The shares declined 6.2 percent to $41.71 at the close in New York, the biggest decline since October 2011. The Houston-based company said yesterday that profit excluding some items will be $3.35 to $3.45 a share for fiscal 2013, which ends in March. That’s less than BMC’s prior forecast of $3.49 to $3.59 and trails analysts’ average $3.56 projection, according to data compiled by Bloomberg.
Activist shareholder Elliott Associates LP pressed BMC to consider a sale last year, unsettling customers and making it harder for the company to clinch deals, BMC Chief Executive Officer Bob Beauchamp told analysts on a conference call yesterday.
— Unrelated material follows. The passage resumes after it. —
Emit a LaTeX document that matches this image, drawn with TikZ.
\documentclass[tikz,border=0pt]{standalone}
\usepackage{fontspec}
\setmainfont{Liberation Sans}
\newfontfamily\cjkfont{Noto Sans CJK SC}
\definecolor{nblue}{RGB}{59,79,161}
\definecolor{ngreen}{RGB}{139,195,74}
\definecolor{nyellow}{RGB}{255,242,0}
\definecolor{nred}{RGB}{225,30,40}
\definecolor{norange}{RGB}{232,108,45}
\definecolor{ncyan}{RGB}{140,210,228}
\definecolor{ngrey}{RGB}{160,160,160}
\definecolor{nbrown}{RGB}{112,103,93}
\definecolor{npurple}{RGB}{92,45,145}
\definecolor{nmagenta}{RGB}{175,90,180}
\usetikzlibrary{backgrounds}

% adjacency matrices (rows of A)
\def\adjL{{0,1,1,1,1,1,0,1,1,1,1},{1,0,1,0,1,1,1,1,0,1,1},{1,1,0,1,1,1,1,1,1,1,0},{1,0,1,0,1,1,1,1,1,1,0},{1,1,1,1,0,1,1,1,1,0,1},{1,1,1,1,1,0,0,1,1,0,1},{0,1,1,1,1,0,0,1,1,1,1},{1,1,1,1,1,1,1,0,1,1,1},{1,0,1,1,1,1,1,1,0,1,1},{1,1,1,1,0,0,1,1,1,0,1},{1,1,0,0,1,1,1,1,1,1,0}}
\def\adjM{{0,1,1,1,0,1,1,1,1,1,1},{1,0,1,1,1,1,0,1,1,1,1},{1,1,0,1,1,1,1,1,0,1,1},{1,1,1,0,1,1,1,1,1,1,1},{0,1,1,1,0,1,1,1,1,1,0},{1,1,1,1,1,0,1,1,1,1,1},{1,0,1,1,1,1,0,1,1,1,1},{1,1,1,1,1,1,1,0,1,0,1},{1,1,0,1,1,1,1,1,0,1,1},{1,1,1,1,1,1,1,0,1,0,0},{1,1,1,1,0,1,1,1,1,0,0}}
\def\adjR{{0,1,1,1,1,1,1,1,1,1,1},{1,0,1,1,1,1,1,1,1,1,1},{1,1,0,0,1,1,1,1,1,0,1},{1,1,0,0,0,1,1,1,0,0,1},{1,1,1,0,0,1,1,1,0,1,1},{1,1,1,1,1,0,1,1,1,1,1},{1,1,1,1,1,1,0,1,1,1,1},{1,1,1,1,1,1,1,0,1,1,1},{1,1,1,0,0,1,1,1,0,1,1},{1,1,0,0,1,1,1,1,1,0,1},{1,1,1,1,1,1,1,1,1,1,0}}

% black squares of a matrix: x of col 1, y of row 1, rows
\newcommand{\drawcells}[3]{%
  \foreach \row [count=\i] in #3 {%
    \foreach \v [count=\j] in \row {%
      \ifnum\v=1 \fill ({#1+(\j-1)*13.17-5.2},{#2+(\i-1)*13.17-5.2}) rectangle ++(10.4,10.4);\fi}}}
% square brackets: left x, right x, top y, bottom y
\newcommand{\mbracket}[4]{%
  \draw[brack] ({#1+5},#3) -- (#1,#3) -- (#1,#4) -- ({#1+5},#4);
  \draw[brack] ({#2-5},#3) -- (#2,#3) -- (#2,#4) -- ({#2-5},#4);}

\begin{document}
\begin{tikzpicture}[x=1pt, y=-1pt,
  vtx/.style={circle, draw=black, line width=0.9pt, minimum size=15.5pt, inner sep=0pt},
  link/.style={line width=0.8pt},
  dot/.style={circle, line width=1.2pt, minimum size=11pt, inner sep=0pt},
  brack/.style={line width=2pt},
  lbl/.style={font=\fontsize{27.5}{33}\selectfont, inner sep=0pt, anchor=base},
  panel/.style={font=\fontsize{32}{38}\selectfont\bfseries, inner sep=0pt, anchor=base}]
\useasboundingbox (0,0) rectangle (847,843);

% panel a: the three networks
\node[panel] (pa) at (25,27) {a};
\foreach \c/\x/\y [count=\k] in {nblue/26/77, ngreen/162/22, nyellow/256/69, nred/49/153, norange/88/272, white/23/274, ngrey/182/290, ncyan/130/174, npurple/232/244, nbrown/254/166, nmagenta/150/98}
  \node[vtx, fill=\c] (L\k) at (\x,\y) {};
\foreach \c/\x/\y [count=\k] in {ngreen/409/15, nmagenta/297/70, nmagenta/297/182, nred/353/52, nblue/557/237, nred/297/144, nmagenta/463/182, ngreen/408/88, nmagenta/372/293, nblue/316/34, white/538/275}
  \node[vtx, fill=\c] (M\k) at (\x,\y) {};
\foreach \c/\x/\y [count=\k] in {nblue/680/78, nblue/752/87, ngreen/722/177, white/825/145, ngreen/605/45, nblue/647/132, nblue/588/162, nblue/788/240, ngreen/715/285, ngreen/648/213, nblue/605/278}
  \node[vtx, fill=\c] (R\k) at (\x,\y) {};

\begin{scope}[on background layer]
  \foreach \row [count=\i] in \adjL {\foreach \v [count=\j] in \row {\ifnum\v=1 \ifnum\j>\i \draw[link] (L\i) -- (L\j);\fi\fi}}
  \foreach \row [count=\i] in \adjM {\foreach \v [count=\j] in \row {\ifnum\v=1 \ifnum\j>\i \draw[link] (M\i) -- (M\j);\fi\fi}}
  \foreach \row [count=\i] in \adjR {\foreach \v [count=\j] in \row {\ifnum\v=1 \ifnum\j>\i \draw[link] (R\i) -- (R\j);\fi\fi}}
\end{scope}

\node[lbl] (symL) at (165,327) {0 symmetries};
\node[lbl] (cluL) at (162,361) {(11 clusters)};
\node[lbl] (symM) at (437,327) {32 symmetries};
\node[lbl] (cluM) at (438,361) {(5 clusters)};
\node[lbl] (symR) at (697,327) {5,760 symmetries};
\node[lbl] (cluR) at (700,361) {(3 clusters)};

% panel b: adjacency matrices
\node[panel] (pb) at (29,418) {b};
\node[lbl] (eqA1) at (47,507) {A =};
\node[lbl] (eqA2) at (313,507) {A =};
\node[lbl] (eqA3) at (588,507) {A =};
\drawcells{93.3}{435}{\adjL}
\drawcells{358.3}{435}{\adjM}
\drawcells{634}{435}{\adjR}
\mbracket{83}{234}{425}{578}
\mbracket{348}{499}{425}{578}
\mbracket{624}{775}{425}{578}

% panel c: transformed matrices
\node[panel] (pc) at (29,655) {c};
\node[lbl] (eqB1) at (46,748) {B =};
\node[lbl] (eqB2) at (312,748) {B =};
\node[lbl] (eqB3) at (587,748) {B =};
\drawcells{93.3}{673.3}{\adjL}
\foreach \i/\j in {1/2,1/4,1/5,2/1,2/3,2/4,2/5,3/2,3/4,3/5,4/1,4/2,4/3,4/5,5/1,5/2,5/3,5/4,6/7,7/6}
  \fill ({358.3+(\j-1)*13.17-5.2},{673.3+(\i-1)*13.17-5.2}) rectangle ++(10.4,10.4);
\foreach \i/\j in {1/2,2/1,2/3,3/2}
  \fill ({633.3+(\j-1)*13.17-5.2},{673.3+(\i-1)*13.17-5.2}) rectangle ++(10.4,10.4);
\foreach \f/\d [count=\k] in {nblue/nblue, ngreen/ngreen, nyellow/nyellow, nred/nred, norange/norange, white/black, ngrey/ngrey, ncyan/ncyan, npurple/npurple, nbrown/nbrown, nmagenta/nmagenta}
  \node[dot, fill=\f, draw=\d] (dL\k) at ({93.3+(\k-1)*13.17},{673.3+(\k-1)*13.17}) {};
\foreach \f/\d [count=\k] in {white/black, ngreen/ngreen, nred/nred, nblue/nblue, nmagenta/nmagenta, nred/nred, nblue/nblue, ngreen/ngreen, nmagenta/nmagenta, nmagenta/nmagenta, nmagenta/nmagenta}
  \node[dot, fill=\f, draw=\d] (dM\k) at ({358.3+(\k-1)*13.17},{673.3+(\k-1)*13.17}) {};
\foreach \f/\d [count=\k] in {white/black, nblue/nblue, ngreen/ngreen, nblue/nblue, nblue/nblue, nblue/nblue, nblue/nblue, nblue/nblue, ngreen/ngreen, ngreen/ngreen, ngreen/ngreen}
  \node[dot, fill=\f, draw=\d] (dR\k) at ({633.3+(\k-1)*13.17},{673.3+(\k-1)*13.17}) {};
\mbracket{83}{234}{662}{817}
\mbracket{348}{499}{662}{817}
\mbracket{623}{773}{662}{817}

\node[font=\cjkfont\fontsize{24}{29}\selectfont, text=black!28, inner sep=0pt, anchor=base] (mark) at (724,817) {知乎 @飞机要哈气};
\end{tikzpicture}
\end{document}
The company had two large contract renewals pushed to the March quarter from the December period, crimping results.
“BMC underperformed across all metrics for the quarter,” and deals in the mainframe and server-software businesses didn’t get closed, Abhey Lamba, an analyst at Mizuho Securities USA Inc., wrote in a research report. “Despite having completed its accelerated share repurchase program, the company lowered its EPS target for the year, which is clearly disappointing.”
The company said it needs to be “more consistent and disciplined” in the way it secures big contracts, according to the statement. Management is “scrutinizing the entire company to improve our operational discipline,” Beauchamp said.
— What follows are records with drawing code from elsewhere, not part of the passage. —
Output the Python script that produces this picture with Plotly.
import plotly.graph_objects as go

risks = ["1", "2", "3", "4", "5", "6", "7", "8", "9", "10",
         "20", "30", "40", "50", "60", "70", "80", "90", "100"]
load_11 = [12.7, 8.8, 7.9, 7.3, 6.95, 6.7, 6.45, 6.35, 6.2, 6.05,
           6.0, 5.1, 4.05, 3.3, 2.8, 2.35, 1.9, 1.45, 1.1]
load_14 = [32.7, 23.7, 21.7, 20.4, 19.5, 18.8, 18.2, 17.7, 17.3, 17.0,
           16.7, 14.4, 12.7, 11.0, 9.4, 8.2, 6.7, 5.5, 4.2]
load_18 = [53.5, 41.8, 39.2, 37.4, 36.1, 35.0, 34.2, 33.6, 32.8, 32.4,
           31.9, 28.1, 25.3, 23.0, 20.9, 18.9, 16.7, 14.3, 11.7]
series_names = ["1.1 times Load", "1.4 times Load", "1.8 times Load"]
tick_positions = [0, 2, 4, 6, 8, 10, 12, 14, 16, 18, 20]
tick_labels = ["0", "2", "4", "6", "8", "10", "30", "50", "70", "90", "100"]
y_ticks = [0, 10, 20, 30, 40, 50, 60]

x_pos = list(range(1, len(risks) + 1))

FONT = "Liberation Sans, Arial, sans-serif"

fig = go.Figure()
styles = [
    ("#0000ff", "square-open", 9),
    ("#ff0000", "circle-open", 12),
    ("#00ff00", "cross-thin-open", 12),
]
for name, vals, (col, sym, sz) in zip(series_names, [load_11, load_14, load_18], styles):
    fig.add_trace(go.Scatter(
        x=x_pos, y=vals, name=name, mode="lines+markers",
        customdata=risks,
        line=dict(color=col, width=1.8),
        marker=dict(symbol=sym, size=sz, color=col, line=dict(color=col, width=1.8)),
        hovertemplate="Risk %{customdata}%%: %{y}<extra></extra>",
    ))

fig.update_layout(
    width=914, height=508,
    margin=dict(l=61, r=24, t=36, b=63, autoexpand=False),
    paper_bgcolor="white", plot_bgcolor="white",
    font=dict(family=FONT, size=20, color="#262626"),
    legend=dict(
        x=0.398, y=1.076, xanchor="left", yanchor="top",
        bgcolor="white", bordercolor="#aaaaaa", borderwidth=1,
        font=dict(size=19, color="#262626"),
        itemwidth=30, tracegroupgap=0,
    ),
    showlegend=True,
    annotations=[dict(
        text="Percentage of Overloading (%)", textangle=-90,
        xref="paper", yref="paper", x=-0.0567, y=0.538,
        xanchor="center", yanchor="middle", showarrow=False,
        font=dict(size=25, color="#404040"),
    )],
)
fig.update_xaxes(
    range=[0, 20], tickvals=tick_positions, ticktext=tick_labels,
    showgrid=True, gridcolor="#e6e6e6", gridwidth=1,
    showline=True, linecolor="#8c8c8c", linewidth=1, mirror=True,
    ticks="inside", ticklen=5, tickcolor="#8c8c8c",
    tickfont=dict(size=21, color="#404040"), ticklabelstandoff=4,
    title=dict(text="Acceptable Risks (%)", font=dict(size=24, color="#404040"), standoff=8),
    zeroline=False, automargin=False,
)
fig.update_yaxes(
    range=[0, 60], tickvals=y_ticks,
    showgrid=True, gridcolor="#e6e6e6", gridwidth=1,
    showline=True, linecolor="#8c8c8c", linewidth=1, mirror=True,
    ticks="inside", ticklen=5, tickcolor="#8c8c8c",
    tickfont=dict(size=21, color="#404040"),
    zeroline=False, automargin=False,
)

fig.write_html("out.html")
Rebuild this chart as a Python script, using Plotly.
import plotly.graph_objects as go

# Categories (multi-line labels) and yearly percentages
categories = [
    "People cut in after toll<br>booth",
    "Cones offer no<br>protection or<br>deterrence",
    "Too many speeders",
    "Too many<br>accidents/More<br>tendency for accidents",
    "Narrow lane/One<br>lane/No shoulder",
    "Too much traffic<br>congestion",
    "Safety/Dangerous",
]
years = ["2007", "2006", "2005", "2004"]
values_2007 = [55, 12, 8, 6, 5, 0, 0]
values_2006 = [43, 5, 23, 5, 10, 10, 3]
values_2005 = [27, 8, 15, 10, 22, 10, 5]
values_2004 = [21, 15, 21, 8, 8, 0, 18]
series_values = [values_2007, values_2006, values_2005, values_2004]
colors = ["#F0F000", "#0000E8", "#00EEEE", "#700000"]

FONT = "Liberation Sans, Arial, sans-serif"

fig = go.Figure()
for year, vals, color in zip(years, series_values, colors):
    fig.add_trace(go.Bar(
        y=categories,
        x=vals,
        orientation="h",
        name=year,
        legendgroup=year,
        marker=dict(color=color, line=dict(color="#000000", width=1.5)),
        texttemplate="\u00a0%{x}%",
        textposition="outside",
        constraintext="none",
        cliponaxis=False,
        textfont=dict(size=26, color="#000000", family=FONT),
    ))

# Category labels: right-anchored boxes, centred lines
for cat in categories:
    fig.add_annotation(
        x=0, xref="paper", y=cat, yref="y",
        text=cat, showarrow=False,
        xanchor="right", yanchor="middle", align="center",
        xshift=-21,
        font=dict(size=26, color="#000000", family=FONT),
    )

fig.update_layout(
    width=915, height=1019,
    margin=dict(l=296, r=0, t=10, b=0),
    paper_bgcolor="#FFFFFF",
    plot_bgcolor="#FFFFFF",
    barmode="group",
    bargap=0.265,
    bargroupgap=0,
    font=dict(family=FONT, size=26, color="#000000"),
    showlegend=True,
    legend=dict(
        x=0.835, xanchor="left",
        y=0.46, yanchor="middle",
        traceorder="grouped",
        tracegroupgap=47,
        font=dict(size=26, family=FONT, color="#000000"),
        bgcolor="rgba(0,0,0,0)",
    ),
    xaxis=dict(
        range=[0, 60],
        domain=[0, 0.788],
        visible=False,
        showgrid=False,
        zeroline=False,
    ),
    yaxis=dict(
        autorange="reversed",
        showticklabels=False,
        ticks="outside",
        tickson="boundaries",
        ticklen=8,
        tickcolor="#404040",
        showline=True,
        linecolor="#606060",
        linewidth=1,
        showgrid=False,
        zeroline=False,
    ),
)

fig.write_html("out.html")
BMC added board members and initiated a $1 billion share buyback to assuage Elliott’s complaints that it wasn’t doing enough to maximize shareholder value. Competitors are “aggressively” capitalizing on the pressure by Elliott, prompting many customers to seek personal visits from BMC management before completing purchases, Beauchamp said.
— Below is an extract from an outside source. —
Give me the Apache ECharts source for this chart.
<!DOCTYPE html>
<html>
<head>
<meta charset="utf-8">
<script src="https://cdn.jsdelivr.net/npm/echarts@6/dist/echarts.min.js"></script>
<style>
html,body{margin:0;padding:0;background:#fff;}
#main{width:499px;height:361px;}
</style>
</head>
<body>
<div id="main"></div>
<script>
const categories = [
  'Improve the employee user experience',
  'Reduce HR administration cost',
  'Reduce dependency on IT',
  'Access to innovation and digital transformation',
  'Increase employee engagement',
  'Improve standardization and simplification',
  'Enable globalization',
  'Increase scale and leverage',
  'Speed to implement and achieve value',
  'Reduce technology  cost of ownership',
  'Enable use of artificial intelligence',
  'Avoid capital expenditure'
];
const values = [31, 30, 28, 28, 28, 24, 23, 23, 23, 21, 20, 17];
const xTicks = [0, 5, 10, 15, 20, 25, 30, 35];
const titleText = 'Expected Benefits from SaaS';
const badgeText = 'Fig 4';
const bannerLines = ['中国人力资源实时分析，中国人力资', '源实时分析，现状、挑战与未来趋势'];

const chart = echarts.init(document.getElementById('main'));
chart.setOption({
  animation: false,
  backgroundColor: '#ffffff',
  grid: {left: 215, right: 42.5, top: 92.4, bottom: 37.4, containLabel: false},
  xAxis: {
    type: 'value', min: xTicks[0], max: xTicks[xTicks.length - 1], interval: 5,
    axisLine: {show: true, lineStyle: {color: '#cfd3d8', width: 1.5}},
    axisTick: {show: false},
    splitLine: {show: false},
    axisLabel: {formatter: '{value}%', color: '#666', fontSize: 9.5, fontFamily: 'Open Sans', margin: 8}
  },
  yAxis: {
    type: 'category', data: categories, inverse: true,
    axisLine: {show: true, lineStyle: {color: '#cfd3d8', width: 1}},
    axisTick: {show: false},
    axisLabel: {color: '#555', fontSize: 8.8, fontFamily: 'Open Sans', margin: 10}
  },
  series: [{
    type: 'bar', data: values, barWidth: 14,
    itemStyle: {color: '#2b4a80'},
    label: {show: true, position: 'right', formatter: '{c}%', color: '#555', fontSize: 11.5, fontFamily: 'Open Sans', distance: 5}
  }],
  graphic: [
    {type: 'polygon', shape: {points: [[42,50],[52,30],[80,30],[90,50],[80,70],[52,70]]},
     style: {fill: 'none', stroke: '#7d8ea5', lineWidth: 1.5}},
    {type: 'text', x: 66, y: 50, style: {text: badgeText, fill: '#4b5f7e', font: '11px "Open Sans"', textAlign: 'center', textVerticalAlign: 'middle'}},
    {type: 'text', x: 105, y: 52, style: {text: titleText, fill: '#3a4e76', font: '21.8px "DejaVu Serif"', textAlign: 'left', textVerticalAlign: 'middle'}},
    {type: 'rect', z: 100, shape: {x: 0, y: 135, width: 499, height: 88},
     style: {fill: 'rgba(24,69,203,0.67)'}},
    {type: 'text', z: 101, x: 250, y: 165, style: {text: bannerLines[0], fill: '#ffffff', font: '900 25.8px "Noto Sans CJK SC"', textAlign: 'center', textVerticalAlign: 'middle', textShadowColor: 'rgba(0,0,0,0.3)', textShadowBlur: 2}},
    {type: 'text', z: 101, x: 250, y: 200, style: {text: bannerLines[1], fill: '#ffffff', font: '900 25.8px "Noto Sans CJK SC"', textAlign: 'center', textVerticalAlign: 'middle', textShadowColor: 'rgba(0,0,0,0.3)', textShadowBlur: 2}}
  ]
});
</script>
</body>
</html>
Beauchamp said during a conference call with analysts that he’s undertaking an operational review aimed at directing spending toward better performing products to increase earnings, cash flow and operating margin amid low revenue growth. The company is trying to improve profitability even as revenue this year is projected to grow in the low single digits.
Web-delivered software, cloud-computing management products and tools for managing mobile devices are selling well and will get a greater share of investment compared with underperforming products, he said.
“We’re going to find a way to move funds to these growth areas,” Beauchamp said. “It’s just moving faster.”
BMC kicked off the review after the end of the quarter on Dec. 31, according to Mark Stouse, a spokesman.